Bal Tabarin was the name of a cabaret located at 36, rue Victor-Massé in the 9th arrondissement, Paris, France.

It was opened in 1904 by the composer and orchestra leader Auguste Bosc (1868–1945). It was an immediate success. In 1928 Pierre Sandrini (son of the prima ballerina Emma Sandrini and artistic director of the Moulin Rouge) and Pierre Dubout took over the establishment. Sandrini introduced ballet to his floor shows, and dress designs by Erté transformed them into spectacular tableaux. There was a new show every year, each with a theme, such as The Planets or The Symphony; some were inspired by historical figures such as Cleopatra and Madame de Pompadour.

During the occupation of Paris it was frequented by German officers. At this time the South African dancer Florence Waren performed there. Unknown to the Germans, she was Jewish, but she was still interned for several months as an enemy alien. On her release she returned to the Bal Tabarin and paired up with Frederic Apcar to form the dancing duo "Florence et Frederic". They became famous, appearing on stage with the likes of Edith Piaf and Maurice Chevalier, while Waren at the same time aided the French Resistance.

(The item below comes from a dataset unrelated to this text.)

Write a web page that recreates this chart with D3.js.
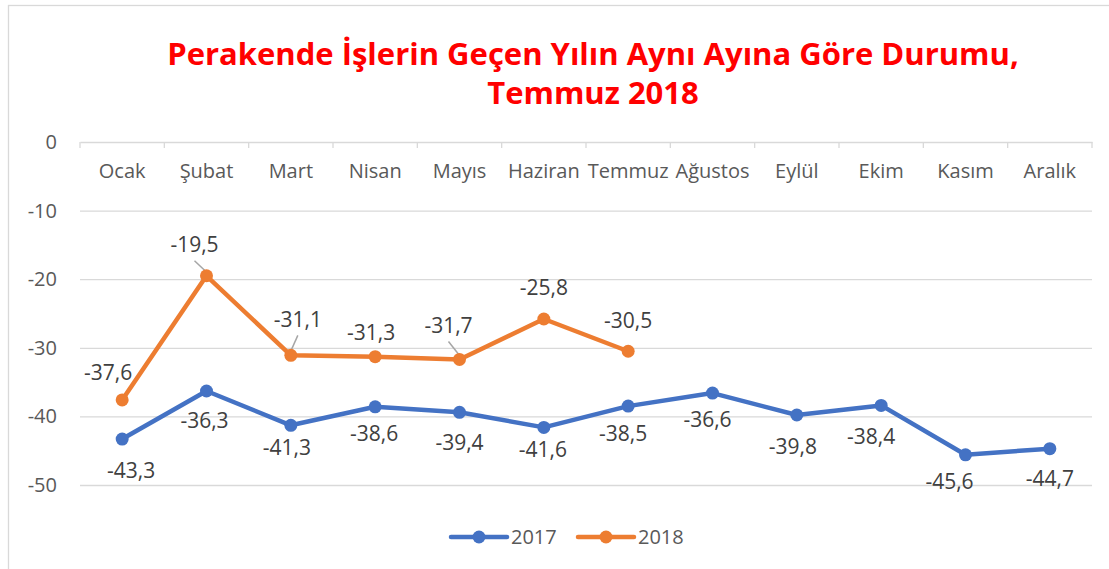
<!DOCTYPE html>
<html>
<head>
<meta charset="utf-8">
<script src="https://cdn.jsdelivr.net/npm/d3@7"></script>
<style>
  body { margin: 0; background: #fff; }
  svg { display: block; font-family: "Open Sans", sans-serif; }
</style>
</head>
<body>
<svg id="chart" width="1109" height="569"></svg>
<script>
var months = ['Ocak', 'Şubat', 'Mart', 'Nisan', 'Mayıs', 'Haziran', 'Temmuz', 'Ağustos', 'Eylül', 'Ekim', 'Kasım', 'Aralık'];
var values2017 = [-43.3, -36.3, -41.3, -38.6, -39.4, -41.6, -38.5, -36.6, -39.8, -38.4, -45.6, -44.7];
var values2018 = [-37.6, -19.5, -31.1, -31.3, -31.7, -25.8, -30.5];
var yTicks = [0, -10, -20, -30, -40, -50];
var titleLines = ['Perakende İşlerin Geçen Yılın Aynı Ayına Göre Durumu,', 'Temmuz 2018'];

// hand-placed data label offsets (px) from each marker, as in the original
var labelDx2017 = [9, -2, -4, -1, 0, -1, -5, -5, -4, -10, -16, 0];
var labelDy2017 = [32, 30, 22, 27, 30, 22, 28, 27, 32, 31, 27, 30];
var labelDx2018 = [-14, -12, 7, -4, -11, 0, 0];
var labelDy2018 = [-27, -31, -36, -24, -34, -31, -31];

var series = [
    { name: '2017', values: values2017, color: '#4472c4', dx: labelDx2017, dy: labelDy2017 },
    { name: '2018', values: values2018, color: '#ed7d31', dx: labelDx2018, dy: labelDy2018 }
];

var svg = d3.select('#chart'),
    plotL = 80, plotR = 1092, plotT = 142, plotB = 485;

// outer chart border
svg.append('rect')
    .attr('x', 8.5).attr('y', 5.5)
    .attr('width', 1120).attr('height', 580)
    .attr('fill', 'none').attr('stroke', '#d9d9d9').attr('stroke-width', 1.3);

svg.selectAll('text.title')
    .data(titleLines)
    .enter().append('text')
    .attr('class', 'title')
    .attr('x', 593)
    .attr('y', (d, i) => 65 + i * 39)
    .attr('text-anchor', 'middle')
    .attr('fill', '#ff0000')
    .attr('font-weight', 700)
    .attr('font-size', 31)
    .text(d => d);

var x = d3.scaleBand().domain(months).range([plotL, plotR]);
var y = d3.scaleLinear().domain([-50, 0]).range([plotB, plotT]);
var cx = (d, i) => x(months[i]) + x.bandwidth() / 2;

// gridlines
svg.append('g')
    .attr('transform', 'translate(' + plotL + ',0)')
    .call(d3.axisLeft(y).tickValues(yTicks.filter(v => v != 0)).tickSize(-(plotR - plotL)).tickFormat(''))
    .call(g => g.select('.domain').remove())
    .selectAll('line').attr('stroke', '#d9d9d9').attr('stroke-width', 1.3);

// y labels
svg.append('g')
    .attr('transform', 'translate(' + plotL + ',0)')
    .call(d3.axisLeft(y).tickValues(yTicks).tickSize(0).tickPadding(23).tickFormat(d => String(d)))
    .call(g => g.select('.domain').remove())
    .selectAll('text')
    .attr('font-family', '"Open Sans", sans-serif')
    .attr('font-size', 20)
    .attr('fill', '#595959');

// category axis at zero
var xAxis = svg.append('g')
    .attr('transform', 'translate(0,' + y(0) + ')')
    .call(d3.axisBottom(x).tickSize(0).tickPadding(22));
xAxis.select('.domain').attr('stroke', '#d9d9d9').attr('stroke-width', 1.3);
xAxis.selectAll('text')
    .attr('font-family', '"Open Sans", sans-serif')
    .attr('font-size', 20)
    .attr('fill', '#595959');
xAxis.selectAll('line.bound')
    .data(d3.range(months.length + 1))
    .enter().append('line')
    .attr('class', 'bound')
    .attr('x1', i => plotL + i * x.step()).attr('x2', i => plotL + i * x.step())
    .attr('y1', 0).attr('y2', 6)
    .attr('stroke', '#d9d9d9').attr('stroke-width', 1.3);

var line = d3.line().x(cx).y(d => y(d));

series.forEach(function (s) {
    var g = svg.append('g');
    // leader lines for labels pulled far above their marker
    var leaders = s.values.map((v, i) => ({ v: v, i: i }))
        .filter(p => s.dy[p.i] < 0 && Math.hypot(s.dx[p.i], s.dy[p.i]) > 33);
    g.selectAll('line.leader')
        .data(leaders)
        .enter().append('line')
        .attr('class', 'leader')
        .attr('x1', p => cx(p.v, p.i) + s.dx[p.i])
        .attr('y1', p => y(p.v) + s.dy[p.i] + 16)
        .attr('x2', p => cx(p.v, p.i) - s.dx[p.i] * 0.15)
        .attr('y2', p => y(p.v) - 2)
        .attr('stroke', '#a6a6a6').attr('stroke-width', 1.5);
    g.append('path')
        .datum(s.values)
        .attr('d', line)
        .attr('fill', 'none')
        .attr('stroke', s.color)
        .attr('stroke-width', 4.5)
        .attr('stroke-linejoin', 'round');
    g.selectAll('circle')
        .data(s.values)
        .enter().append('circle')
        .attr('cx', cx).attr('cy', d => y(d))
        .attr('r', 6.5)
        .attr('fill', s.color);
    g.selectAll('text')
        .data(s.values)
        .enter().append('text')
        .attr('x', (d, i) => cx(d, i) + s.dx[i])
        .attr('y', (d, i) => y(d) + s.dy[i])
        .attr('dy', '0.35em')
        .attr('text-anchor', 'middle')
        .attr('font-size', 21)
        .attr('fill', '#404040')
        .text(d => d.toFixed(1).replace('.', ','));
});

// legend
var legend = svg.append('g').attr('transform', 'translate(451,537)');
var item = legend.selectAll('g')
    .data(series)
    .enter().append('g')
    .attr('transform', (d, i) => 'translate(' + i * 127 + ',0)');
item.append('line')
    .attr('x1', 0).attr('x2', 56)
    .attr('stroke', d => d.color).attr('stroke-width', 4.5).attr('stroke-linecap', 'round');
item.append('circle')
    .attr('cx', 28).attr('r', 6.5)
    .attr('fill', d => d.color);
item.append('text')
    .attr('x', 60).attr('dy', '0.35em')
    .attr('font-size', 20)
    .attr('fill', '#595959')
    .text(d => d.name);
</script>
</body>
</html>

After the war Bal Tabarin was taken over by the proprietors of the Moulin Rouge, who closed it in 1953.

The name Tabarin was the pseudonym of Jean Salomon (1584-1626), a well-known seller of quack medicines, whose partner Phillipe Girard used the name Tamarin Mondor.

==Namesake==
A nightclub using this name was opened at 1025 Columbus Avenue, San Francisco in 1931 by bandleader Tom Gerun, manager Frank Martinelli, and businessman Bob Grison. Noted architect Timothy Pflueger was responsible for the building's design. The club was sold to Agustino "Bimbo" Giuntoli in 1951 and reopened as Bimbo's 365 Club, which is still operating today.

In 1953, Gerun became part owner of the Cal-Vada Lodge Hotel in Crystal Bay, Nevada. He changed the name to Bal Tabarin. After a change of owners in 1958, it closed in 1960.